:: The data ::

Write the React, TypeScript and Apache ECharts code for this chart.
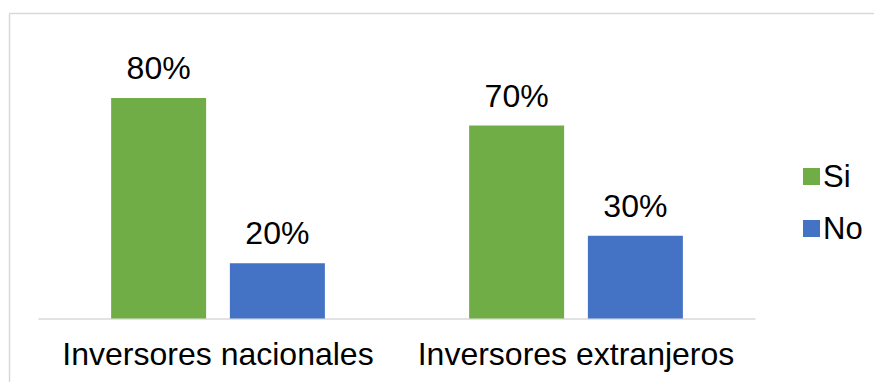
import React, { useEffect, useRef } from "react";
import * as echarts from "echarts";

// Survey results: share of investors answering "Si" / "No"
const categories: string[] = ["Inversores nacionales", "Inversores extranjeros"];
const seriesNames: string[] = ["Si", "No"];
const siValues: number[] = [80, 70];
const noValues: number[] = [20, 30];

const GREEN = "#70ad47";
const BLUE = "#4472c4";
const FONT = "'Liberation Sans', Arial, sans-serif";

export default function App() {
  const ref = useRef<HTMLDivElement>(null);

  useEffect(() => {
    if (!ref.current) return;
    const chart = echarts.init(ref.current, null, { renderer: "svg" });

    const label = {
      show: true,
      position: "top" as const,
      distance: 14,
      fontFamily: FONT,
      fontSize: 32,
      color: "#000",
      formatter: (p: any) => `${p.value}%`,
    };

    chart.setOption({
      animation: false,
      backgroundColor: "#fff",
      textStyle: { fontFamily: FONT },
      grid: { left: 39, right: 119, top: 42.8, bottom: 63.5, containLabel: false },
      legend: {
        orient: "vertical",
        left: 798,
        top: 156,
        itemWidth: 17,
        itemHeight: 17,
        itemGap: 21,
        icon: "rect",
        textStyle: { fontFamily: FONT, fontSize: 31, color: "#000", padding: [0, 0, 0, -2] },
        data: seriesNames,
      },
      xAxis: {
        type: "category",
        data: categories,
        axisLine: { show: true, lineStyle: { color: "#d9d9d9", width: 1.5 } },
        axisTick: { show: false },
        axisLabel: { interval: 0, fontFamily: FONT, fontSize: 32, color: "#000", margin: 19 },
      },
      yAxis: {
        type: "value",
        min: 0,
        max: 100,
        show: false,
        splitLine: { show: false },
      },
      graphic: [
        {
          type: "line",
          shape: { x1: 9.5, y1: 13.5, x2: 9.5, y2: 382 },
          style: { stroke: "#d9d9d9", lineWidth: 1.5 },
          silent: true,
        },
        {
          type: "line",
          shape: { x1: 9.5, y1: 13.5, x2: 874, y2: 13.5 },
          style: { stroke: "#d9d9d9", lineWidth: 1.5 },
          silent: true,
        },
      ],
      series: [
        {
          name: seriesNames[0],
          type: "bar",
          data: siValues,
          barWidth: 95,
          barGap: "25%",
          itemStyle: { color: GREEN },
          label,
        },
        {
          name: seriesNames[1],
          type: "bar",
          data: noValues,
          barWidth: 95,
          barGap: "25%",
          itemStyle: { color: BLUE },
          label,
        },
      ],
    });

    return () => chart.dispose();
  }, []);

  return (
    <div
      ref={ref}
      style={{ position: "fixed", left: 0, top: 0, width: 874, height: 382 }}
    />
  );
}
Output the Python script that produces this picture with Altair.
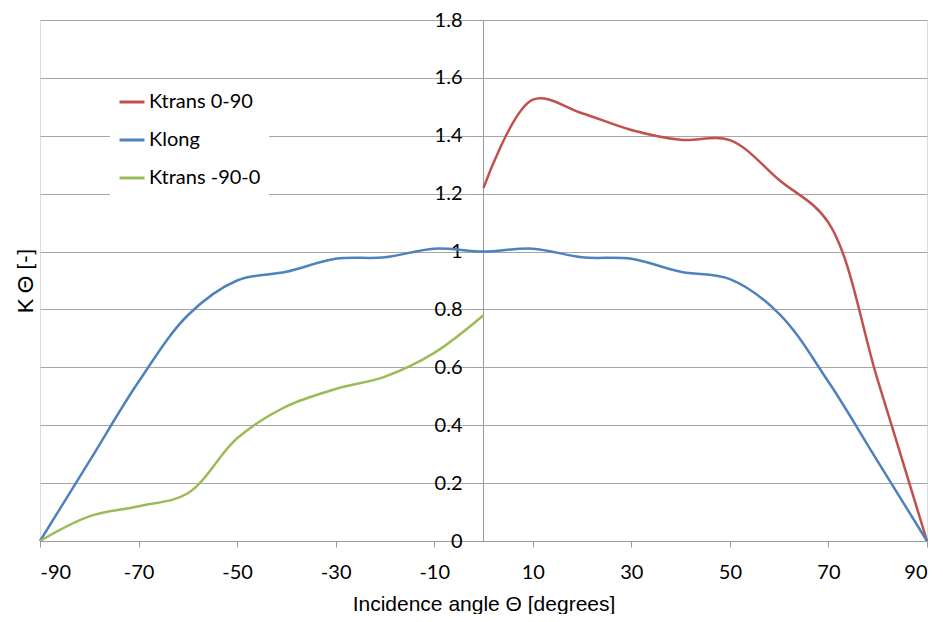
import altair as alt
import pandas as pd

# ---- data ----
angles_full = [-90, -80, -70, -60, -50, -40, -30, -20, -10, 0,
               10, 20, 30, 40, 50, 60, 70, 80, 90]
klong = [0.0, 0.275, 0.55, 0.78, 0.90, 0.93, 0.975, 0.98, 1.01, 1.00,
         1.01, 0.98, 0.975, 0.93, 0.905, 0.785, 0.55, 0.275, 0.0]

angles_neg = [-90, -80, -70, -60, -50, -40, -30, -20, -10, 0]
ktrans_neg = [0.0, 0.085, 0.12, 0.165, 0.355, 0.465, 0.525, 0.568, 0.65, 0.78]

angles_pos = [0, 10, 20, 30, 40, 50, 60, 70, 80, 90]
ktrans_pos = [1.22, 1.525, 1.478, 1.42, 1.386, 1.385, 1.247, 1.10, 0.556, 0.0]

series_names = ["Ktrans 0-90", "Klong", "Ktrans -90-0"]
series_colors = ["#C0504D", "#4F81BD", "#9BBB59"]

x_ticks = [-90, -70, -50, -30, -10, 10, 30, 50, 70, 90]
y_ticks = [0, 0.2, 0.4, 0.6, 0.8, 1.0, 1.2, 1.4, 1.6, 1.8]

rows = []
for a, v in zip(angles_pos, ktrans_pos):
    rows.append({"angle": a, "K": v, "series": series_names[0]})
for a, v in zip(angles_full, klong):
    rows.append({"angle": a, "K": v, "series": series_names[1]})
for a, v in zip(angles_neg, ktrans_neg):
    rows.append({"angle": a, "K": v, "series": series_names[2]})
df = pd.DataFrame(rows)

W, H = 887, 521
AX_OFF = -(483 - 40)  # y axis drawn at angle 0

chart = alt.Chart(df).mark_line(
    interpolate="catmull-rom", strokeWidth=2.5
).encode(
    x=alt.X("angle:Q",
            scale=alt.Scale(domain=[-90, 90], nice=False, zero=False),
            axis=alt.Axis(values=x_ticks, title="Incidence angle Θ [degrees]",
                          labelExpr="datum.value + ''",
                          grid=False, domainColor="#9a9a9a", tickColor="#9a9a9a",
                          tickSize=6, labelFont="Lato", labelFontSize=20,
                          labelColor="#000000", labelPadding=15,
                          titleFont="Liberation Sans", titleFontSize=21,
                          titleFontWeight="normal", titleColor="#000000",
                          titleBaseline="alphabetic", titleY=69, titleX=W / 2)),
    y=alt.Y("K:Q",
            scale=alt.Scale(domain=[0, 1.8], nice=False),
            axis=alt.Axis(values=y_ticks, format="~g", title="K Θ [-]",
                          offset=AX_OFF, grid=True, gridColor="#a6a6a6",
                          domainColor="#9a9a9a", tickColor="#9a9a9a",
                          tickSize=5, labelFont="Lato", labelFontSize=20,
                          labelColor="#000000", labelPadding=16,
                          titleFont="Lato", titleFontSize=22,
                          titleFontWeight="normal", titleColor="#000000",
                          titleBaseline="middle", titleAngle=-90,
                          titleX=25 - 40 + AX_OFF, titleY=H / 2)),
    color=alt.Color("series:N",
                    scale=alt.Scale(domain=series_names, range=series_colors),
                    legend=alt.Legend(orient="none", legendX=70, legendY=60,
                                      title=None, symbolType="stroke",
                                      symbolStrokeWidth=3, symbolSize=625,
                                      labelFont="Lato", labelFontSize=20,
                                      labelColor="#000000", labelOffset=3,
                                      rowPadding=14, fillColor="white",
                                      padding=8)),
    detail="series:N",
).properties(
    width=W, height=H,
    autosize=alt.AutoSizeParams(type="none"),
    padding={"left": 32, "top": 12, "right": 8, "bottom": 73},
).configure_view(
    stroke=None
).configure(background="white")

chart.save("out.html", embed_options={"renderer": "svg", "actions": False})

:::

Task directions: Repeat, with no pictures, each line from the beginning of the data through the line containing "import * as", inclusive.

Expected answer:
Write the React, TypeScript and Apache ECharts code for this chart.
import React, { useEffect, useRef } from "react";
import * as echarts from "echarts";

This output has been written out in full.